Updated at 5:50 p.m. ET, April 5 -- As a journalist and television producer, Gil Noble worked to dispel negative images of African Americans in media. The notable host of the long-running public-affairs program Like It Is also pushed for clear ethics and objectivity in journalism. According to WABC-TV, he "passed away peacefully after a long illness," this morning, at the age of 80. Noble had suffered a stroke in July 2011.
"Gil Noble's life and work had a profound effect on our society and culture," said WABC-TV President and General Manager Dave Davis in a released statement. "His contributions are a part of history and will be remembered for years to come. Today, our hearts are with Gil's family, his wife Jean and their five children, and we thank them for so lovingly sharing him with the world all these years." WABC anchor Diana Williams, who posted the news on Twitter and Facebook, noted that Noble had taught her a lot. "Gil Noble was a giant in broadcasting who reminded generations of newscasters who followed in his footsteps that we have a responsibility to tell it 'like it is'. His loss cannot be calculated personally or professionally," noted New York Association of Black Journalists vice president of broadcast Cheryl Wills, who is also an anchor for NY1.
According to WABC-TV, Noble's family has asked that, in lieu of flowers, donations be made to the Gil Noble Archives, P.O. Box 43138, Upper Montclair, NJ 07043. "Proceeds will be used to preserve the archives so that Noble's mission of educating the community about its culture and history will continue," reports the station.
Born on Feb. 22, 1932, in Harlem, N.Y., Noble was raised by Jamaican immigrants Gilbert and Iris Noble.

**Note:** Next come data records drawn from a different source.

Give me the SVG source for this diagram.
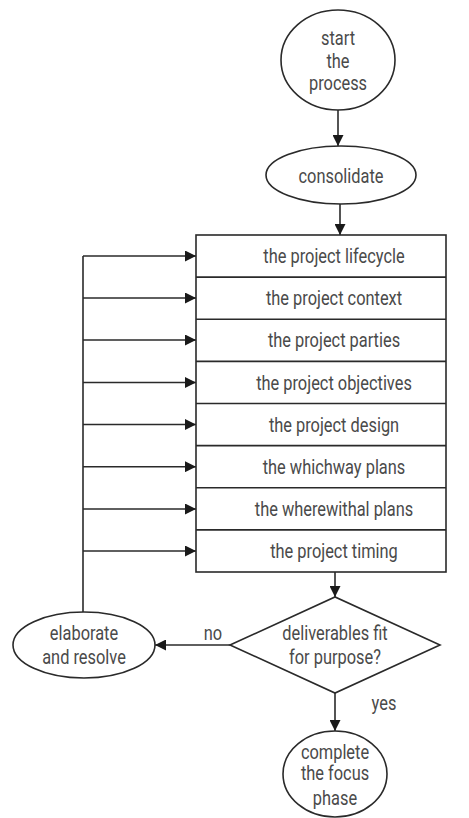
<svg xmlns="http://www.w3.org/2000/svg" width="469" height="818" viewBox="0 0 469 818">
<style>
.s{fill:#fff;stroke:#2a2a2a;stroke-width:1.6}
.c{fill:none;stroke:#2a2a2a;stroke-width:1.6}
text{font-family:"Roboto","Liberation Sans",sans-serif;font-size:20px;fill:#4a4a4a;text-anchor:middle}
</style>
<defs>
<marker id="a" viewBox="0 0 10 10" refX="10" refY="5" markerWidth="11" markerHeight="11" markerUnits="userSpaceOnUse" orient="auto">
<path d="M0,0 L10,5 L0,10 Z" fill="#1a1a1a"/>
</marker>
</defs>
<g id="connectors">
<path class="c" d="M338,110 V146" marker-end="url(#a)"/>
<path class="c" d="M340,204 V235" marker-end="url(#a)"/>
<path class="c" d="M335,572 V597" marker-end="url(#a)"/>
<path class="c" d="M230,645 H155" marker-end="url(#a)"/>
<path class="c" d="M335,693 V731" marker-end="url(#a)"/>
<path class="c" d="M83,612 V256"/>
<path class="c" d="M83,256 H196" marker-end="url(#a)"/>
<path class="c" d="M83,298 H196" marker-end="url(#a)"/>
<path class="c" d="M83,340 H196" marker-end="url(#a)"/>
<path class="c" d="M83,382.5 H196" marker-end="url(#a)"/>
<path class="c" d="M83,424.5 H196" marker-end="url(#a)"/>
<path class="c" d="M83,466.7 H196" marker-end="url(#a)"/>
<path class="c" d="M83,509 H196" marker-end="url(#a)"/>
<path class="c" d="M83,551 H196" marker-end="url(#a)"/>
<text transform="translate(213,640) scale(0.82,1)">no</text>
<text transform="translate(384,710) scale(0.82,1)">yes</text>
</g>
<g id="start">
<ellipse class="s" cx="338" cy="60" rx="57" ry="50"/>
<text transform="translate(338,45) scale(0.82,1)">start</text>
<text transform="translate(338,68) scale(0.82,1)">the</text>
<text transform="translate(338,90) scale(0.82,1)">process</text>
</g>
<g id="consolidate">
<ellipse class="s" cx="341" cy="175" rx="75" ry="29"/>
<text transform="translate(341,183) scale(0.82,1)">consolidate</text>
</g>
<g id="list">
<rect class="s" x="196" y="235" width="250" height="337"/>
<path class="c" d="M196,277.1 H446 M196,319.3 H446 M196,361.4 H446 M196,403.5 H446 M196,445.6 H446 M196,487.8 H446 M196,529.9 H446"/>
<text transform="translate(334,263) scale(0.82,1)">the project lifecycle</text>
<text transform="translate(334,305) scale(0.82,1)">the project context</text>
<text transform="translate(334,347) scale(0.82,1)">the project parties</text>
<text transform="translate(334,389.5) scale(0.82,1)">the project objectives</text>
<text transform="translate(334,431.5) scale(0.82,1)">the project design</text>
<text transform="translate(334,473.7) scale(0.82,1)">the whichway plans</text>
<text transform="translate(334,516) scale(0.82,1)">the wherewithal plans</text>
<text transform="translate(334,558) scale(0.82,1)">the project timing</text>
</g>
<g id="decision">
<polygon class="s" points="230,645 335,597 440,645 335,693"/>
<text transform="translate(335,640) scale(0.82,1)">deliverables fit</text>
<text transform="translate(335,664) scale(0.82,1)">for purpose?</text>
</g>
<g id="elaborate">
<ellipse class="s" cx="84" cy="645" rx="71" ry="33"/>
<text transform="translate(84,640) scale(0.82,1)">elaborate</text>
<text transform="translate(84,664) scale(0.82,1)">and resolve</text>
</g>
<g id="complete">
<ellipse class="s" cx="335" cy="774" rx="52" ry="43"/>
<text transform="translate(335,759) scale(0.82,1)">complete</text>
<text transform="translate(335,780) scale(0.82,1)">the focus</text>
<text transform="translate(335,805) scale(0.82,1)">phase</text>
</g>
</svg>
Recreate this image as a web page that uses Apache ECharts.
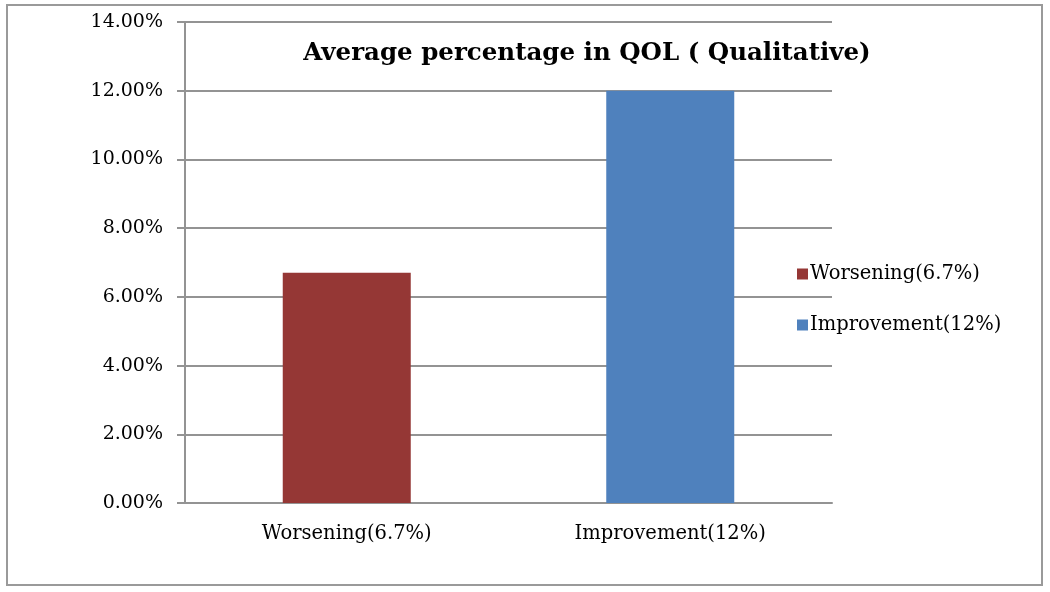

Growing up influenced by jazz pianist Erroll Garner, young Noble took up the piano and decided as a teen to pursue a career in music. He even formed the Gil Noble Trio, playing in New York clubs while attending City College. (His love of jazz would later lead him to become a strong supporter of the Jazz Foundation of America and join its board of directors.)
After graduating, he went on to work for Union Carbide and modeled part time. He met his future wife, Jean, also a model, at this time.
Noble got his first break in broadcast media in 1962, when he became a part-time announcer for Harlem radio station WLIB. He soon began reporting and reading newscasts as well as servicing the Associated Press teletype machine. He also tracked interview tapes.
In 1967 he auditioned for a reporter job with WABC television news. He was hired after completing his second assignment: covering the riots in Newark, N.J.'s Central Ward. The National Guard had blocked off and isolated blacks within the area, but Noble was able to cross the barricade and get the story from the perspective of the people living in the community.